Here is a small sampling of his recent positions: At the time of a deep cut in the defense budget because of the Arab spring, there is no longer any concern about a war with Arab armies. He is against appropriating the Holocaust for foreign policy needs. He is against the biometric data base, in the name of the freedom of the individual and for the same reason he is for the legalization of marijuana.

Feiglin is outside the camp but in fact he is nourished by a number of basic streams in Zionism. The individual freedom he supports derives from the belief that the human being is subordinate only to God, while the individual freedom Meretz talks about puts the individual in the center and not God. But since Feiglin’s God does not require enforcement of the rules of rabbinical law, the result is an agreement between him and those who propound separation of religion and the state.

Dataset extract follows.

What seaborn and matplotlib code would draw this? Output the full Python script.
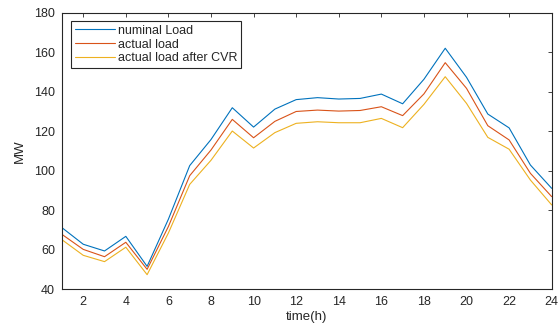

In the context of foreign relations and the conflict, Feiglin is not prepared to give up a single speck of land in the territories. In return for annexing Judea and Samaria – the West Bank – he would grant the Palestinians the status of permanent residents who will, he says, enjoy all human rights and most civil rights, apart from voting for the Knesset. It isn’t clear how and by what right he will require them to give up their national aspirations. However, the question is whether practically speaking his view is more extreme than that of a government which refuses to compromise with the Palestinians and pushes for this solution without actually saying so – and without thinking about its implications.

Feiglin is just a paradigm. He of course is not a clone of Jabotinsky. His interpretation of Jewish morality is faulty, or too personal. However, in many senses he is more enlightened than some of the members of Habayit Hayehudi and is certainly a deeper thinker than some of the Likud blowhards, with their racist and superficial outlooks, or than the politicians who are whizzes at writing Facebook statuses of the sort with which everyone can agree.

What, then, is the reason for the shunning of Feiglin and the labeling of him as a deviant oddball? Apparently this derives from the fact that in our political discourse, slogans afford a person legitimacy, even if as a foe. Try presenting a complex worldview – and you will immediately become weird and ominous.